Here, from the result in Figure 9, the E_F approaches E_W as the droplet size becomes small (increase of D₀/V₀). This indicates one limit condition in Equation (6) that b is unity because the size effect on the adhesion force becomes small and E_W $\approx$ E_F when Bo→0. Figure 13 shows the relationship between the ratio E_W/E_F and Bo in each liquid case. The trend in the figure exhibits a relatively linear relationship between E_W/E_F and Bo. By fitting Equation (6) to the experimental data in Figure 13, the value a is estimated as −1.31 $\times$ 10⁻¹ $\pm$ 0.42 $\times$ 10⁻¹.

The relative errors among the adhesion forces of E_W, E_F^exp and E_W^est (Equation (6)) are evaluated in Figure 14. Here, the relative error is calculated by the following relation.

$$e(E)=100\times \left|\frac{E_{\mathrm{W}}-E}{E_{\mathrm{W}}}\right|$$

(7)

In the figure, the values of E_F^exp and E_W^est are substituted into E in Equation (7), and the white and black circles represent the relative error of e(E_W^est) and e(E_F^exp), respectively. The estimated values of E_W^est by Equation (6) shows relatively good agreement with the linear fitting value of E_W; for example, the relative error for E_F^exp becomes large as the droplet volume increases in each liquid case. On the other hand, the relative errors for E_W^est are smaller than that that for E_F^exp. This indicates that the size effect of the droplet on the adhesion force can be well correlated by the simple linear relation of Equation (6). In fact, it is reported that the pre-factor c_f in Equation (2) is related to the size of the droplet [32,33]. However, there is a large discrepancy for the water case in the case of the large droplet. In the water case, the deformation of the droplet is larger than that of other cases. This might relate to the lack of the consideration for the physical conditions, such as a force balance at the contact line and the effect of the droplet surface shape on the adhesion force. Concretely speaking, the models mentioned in the Section 2 are mainly the retention force in the horizontal direction at the contact line. However, forces such as the vertical force at the contact line and the Laplace pressure of the droplet surface are also important factors to determine the droplet conditions. Therefore, such factors must be considered in Equation (6) from a comprehensive point of view in the future.

5. Conclusions

The sliding behavior of water–ethanol binary mixture liquids on the silicone rubber was experimentally investigated. The adhesion forces between the liquid and solid surface were evaluated based on the existing models. In particular, the size effect on the adhesion forces were considered by setting the wide range of droplet volumes.

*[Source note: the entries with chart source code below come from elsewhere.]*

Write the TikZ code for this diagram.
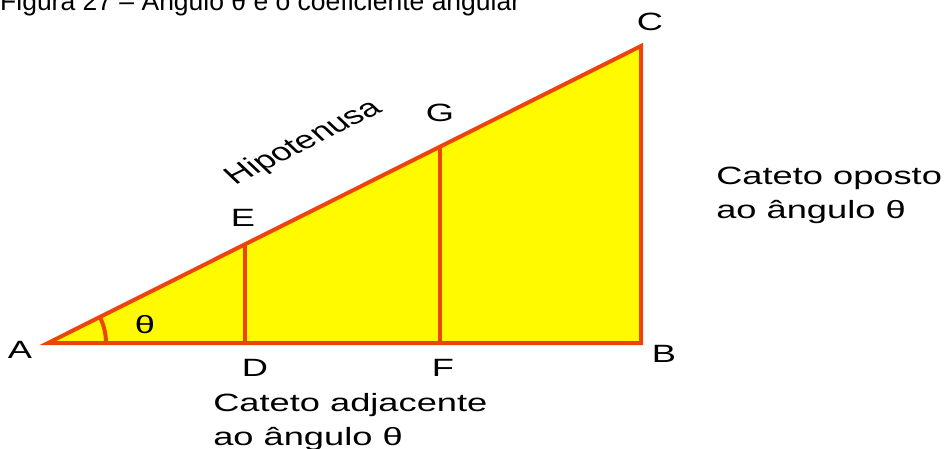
\documentclass[tikz,border=0pt]{standalone}
\usepackage{fontspec}
\setmainfont{Liberation Sans}
\usepackage{xcolor}
\usepackage{tikz}
\definecolor{edgeRed}{RGB}{238,68,12}
\definecolor{fillYellow}{RGB}{255,250,0}

\begin{document}
\begin{tikzpicture}[
  x=1pt,y=1pt,
  side/.style={draw=edgeRed,line width=4pt},
  txt/.style={font=\fontsize{25}{34}\selectfont,inner sep=0pt},
  lbl/.style={txt,xscale=1.45},
  note/.style={lbl,align=left,anchor=west}
]
\useasboundingbox (0,0) rectangle (948,448);
\coordinate (a) at (48,105);
\coordinate (b) at (641,105);
\coordinate (c) at (641,402);
\coordinate (d) at (245,105);
\coordinate (e) at (245,203.5);
\coordinate (f) at (440,105);
\coordinate (g) at (440,301);
\filldraw[side,fill=fillYellow] (a) -- (b) -- (c) -- cycle;
\draw[side] (d) -- (e);
\draw[side] (f) -- (g);
\draw[side] (a) ++(58,0) arc[start angle=0,end angle=26.57,radius=58];
\node[anchor=base west,inner sep=0pt,font=\fontsize{26.5}{30}\selectfont] (title) at (0,437) {Figura 27 – Ângulo θ e o coeficiente angular};
\node[lbl] (la) at (20,98) {A};
\node[lbl] (lb) at (664,94) {B};
\node[lbl] (lc) at (650,426) {C};
\node[lbl] (ld) at (255,80) {D};
\node[lbl] (le) at (243,230) {E};
\node[lbl] (lf) at (443,80) {F};
\node[lbl] (lg) at (440,335) {G};
\node[lbl] (theta) at (145,123) {θ};
\node[lbl,rotate=36] (hyp) at (304,305) {Hipotenusa};
\node[note] (opp) at (716,253) {Cateto oposto\\ao ângulo θ};
\node[note] (adj) at (213,26) {Cateto adjacente\\ao ângulo θ};
\end{tikzpicture}
\end{document}
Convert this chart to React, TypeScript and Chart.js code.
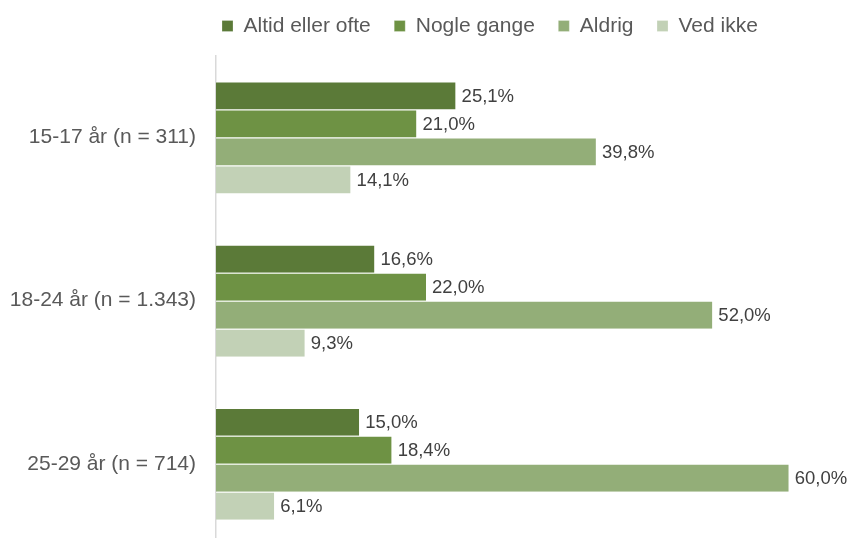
import React, { useEffect, useRef } from "react";
import { Chart, registerables } from "chart.js";

Chart.register(...registerables);

const categories = ["15-17 år (n = 311)", "18-24 år (n = 1.343)", "25-29 år (n = 714)"];
const seriesNames = ["Altid eller ofte", "Nogle gange", "Aldrig", "Ved ikke"];
const altid = [25.1, 16.6, 15.0];
const nogle = [21.0, 22.0, 18.4];
const aldrig = [39.8, 52.0, 60.0];
const vedIkke = [14.1, 9.3, 6.1];
const colors = ["#5B7A38", "#6E9244", "#93AE78", "#C2D1B6"];

const FONT = "'Liberation Sans', Arial, sans-serif";
const LEGEND_PAD = 23.5;

const legendPlace = {
  id: "legendPlace",
  beforeInit(chart: any) {
    const legend = chart.legend;
    if (!legend) return;
    const fit = legend.fit;
    legend.fit = function () {
      fit.bind(this)();
      this.height = 56;
    };
  },
  afterLayout(chart: any) {
    const legend = chart.legend;
    if (!legend) return;
    const dx = 222 - (legend.left + LEGEND_PAD);
    legend.left += dx;
    legend.right += dx;
    const dy = -8 - legend.top;
    legend.top += dy;
    legend.bottom += dy;
  },
};

const dataLabels = {
  id: "dataLabels",
  afterDatasetsDraw(chart: any) {
    const ctx = chart.ctx;
    ctx.save();
    ctx.font = `18.5px ${FONT}`;
    ctx.fillStyle = "#404040";
    ctx.textAlign = "left";
    ctx.textBaseline = "middle";
    chart.data.datasets.forEach((ds: any, i: number) => {
      const meta = chart.getDatasetMeta(i);
      meta.data.forEach((bar: any, j: number) => {
        const v = ds.data[j];
        const txt = v.toFixed(1).replace(".", ",") + "%";
        ctx.fillText(txt, bar.x + 6, bar.y + 1);
      });
    });
    ctx.restore();
  },
};

export default function App() {
  const ref = useRef<HTMLCanvasElement | null>(null);
  useEffect(() => {
    document.body.style.margin = "0";
    if (!ref.current) return;
    const allSeries = [altid, nogle, aldrig, vedIkke];
    const chart = new Chart(ref.current, {
      type: "bar",
      data: {
        labels: categories,
        datasets: allSeries.map((d, i) => ({
          label: seriesNames[i],
          data: d,
          backgroundColor: colors[i],
          borderColor: "#ffffff",
          borderWidth: { top: 1, bottom: 0, left: 0, right: 0 },
          borderSkipped: false,
          barPercentage: 1,
          categoryPercentage: 0.686,
        })),
      },
      options: {
        indexAxis: "y",
        responsive: false,
        animation: false,
        layout: { padding: { top: 0, right: 5, left: 0, bottom: 0 } },
        plugins: {
          legend: {
            position: "top",
            align: "start",
            labels: {
              boxWidth: 11,
              boxHeight: 11,
              padding: LEGEND_PAD,
              color: "#595959",
              font: { family: FONT, size: 21 },
            },
          },
          tooltip: { enabled: false },
        },
        scales: {
          x: {
            display: false,
            min: 0,
            max: 66,
          },
          y: {
            afterFit(scale: any) {
              scale.width = 216;
            },
            grid: { display: false, drawTicks: false },
            border: { display: true, color: "#D9D9D9", width: 1.5 },
            ticks: {
              color: "#595959",
              padding: 20,
              font: { family: FONT, size: 21 },
            },
          },
        },
      },
      plugins: [legendPlace, dataLabels],
    });
    return () => chart.destroy();
  }, []);
  return (
    <div style={{ width: 851, height: 538, overflow: "hidden" }}>
      <canvas ref={ref} width={851} height={578} style={{ display: "block" }} />
    </div>
  );
}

From the results, the critical inclined angle where the front contact line (FCL) starts to move is smaller than that of the rear contact line (RCL) in the case of 0 wt%. However, as the ethanol concentration increases, two values of the critical inclined angles take similar one. Although it was found that the relationship between the critical inclined angle where the droplet starts to move and the D₀/V₀ exhibits almost a linear relation in the high ethanol concentration case, the data for large droplets in the case of 0 wt% deviate from the linear relation. In fact, the adhesion force E_F evaluated using the droplet contact angles (Equation (4)) exhibits larger value than that of the adhesion force of E_W evaluated by a linear fitting approach (Equation (1)). This may result from the deformation of the droplet shape where the deformation of the hydrophobic case is larger than that of the hydrophilic case. This means that the adhesion forces will be influenced by the droplet volume (deformation) if the existing models are used for the evaluation of the adhesion force. From the present study, at least, it was found that the effect of the droplet size on the adhesion force is not so large if the value of D₀/V₀ is larger than 1.5 $\times$ 10⁵ m⁻². This criterion is the boundary where the Bo of the initial droplet is less than unity. This would become one of the judgement criteria for the appropriate droplet volume for the evaluation of the adhesion force. Furthermore, to consider the effect of the droplet deformation on the adhesion force, the relationship between E_W/E_F and Bo is considered. The result indicates that the E_W/E_F exhibits the good linearity with respect to Bo, which means that the droplet deformation can mainly be considered by the Bo. However, for increased understanding of the larger deformation of the droplet, further detailed investigation is needed by considering the vertical force relation and the Laplace force exerted on the droplet because the relationship used in the present work is only the lateral force relation on the solid surface.